ML applications are also vulnerable to various kinds of software attacks, some of which are quite subtle. All of these attacks are covered in detail starting in Chapter 3 of the book. However, here is an overview of the various attack types and a quick definition of each that you can use for now:
- Evasion: Bypassing the information security functionality built into a system.
- Poisoning: Injecting false information into the application’s data stream.
- Inference: Using data mining and analysis techniques to gain knowledge about the underlying dataset, and then using that knowledge to infer vulnerabilities in the associated application.
- Trojans: Employing various techniques to create code or data that looks legitimate, but is really designed to take over the application or manipulate specific components of it.
- Backdoors: Using system, application, or data stream vulnerabilities to gain access to the underlying system or application without providing the required security credentials.
- Espionage: Stealing classified, sensitive data or intellectual property to gain an advantage over a person, group, or organization to perform a personnel attack.
- Sabotage: Performing deliberate and malicious actions to disrupt normal processes, so that even if the data isn’t corrupted, biased, or damaged in some way, the underlying processes don’t interact with it correctly.

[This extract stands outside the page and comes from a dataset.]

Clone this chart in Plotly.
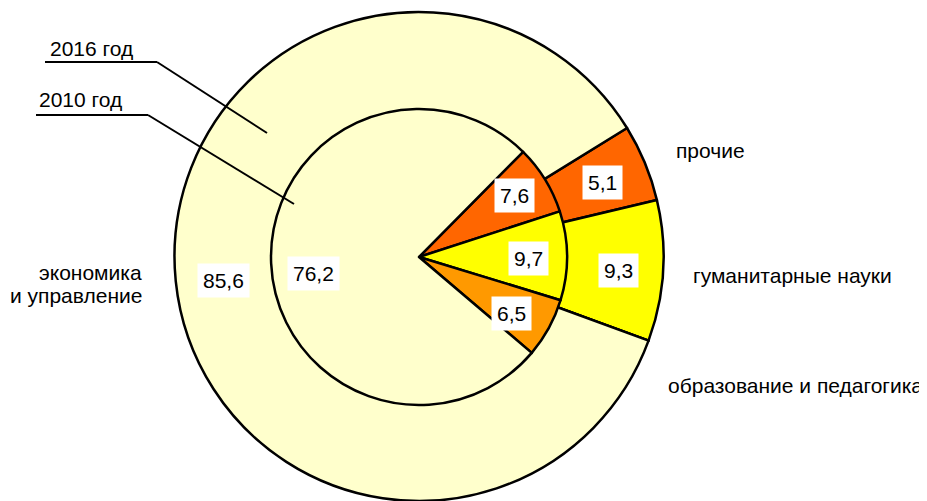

- Fraud: Relying on various techniques, such as phishing or communications from unknown sources, to undermine the system, application, or data security in a secretive manner. This level of access can allow for unauthorized or unpaid use of the application and influence ways in which the results are used, such as providing false election projections.
The target of such an attack may not even know that the attack compromised the ML application until the results demonstrate it (the Seeing the effect of bad data section of Chapter 10, Considering the Ramifications of Deepfakes, shows a visual example of how this can happen). In fact, issues such as bias triggered by external dataset corruption can prove so subtle that the ML application continues to function in a compromised state without anyone noticing at all. Many attacks, such as privacy attacks (see the article entitled Privacy Attacks on Machine Learning Models, at https://www.infoq.com/articles/privacy-attacks-machine-learning-models/), have a direct monetary motive, rather than simple disruption.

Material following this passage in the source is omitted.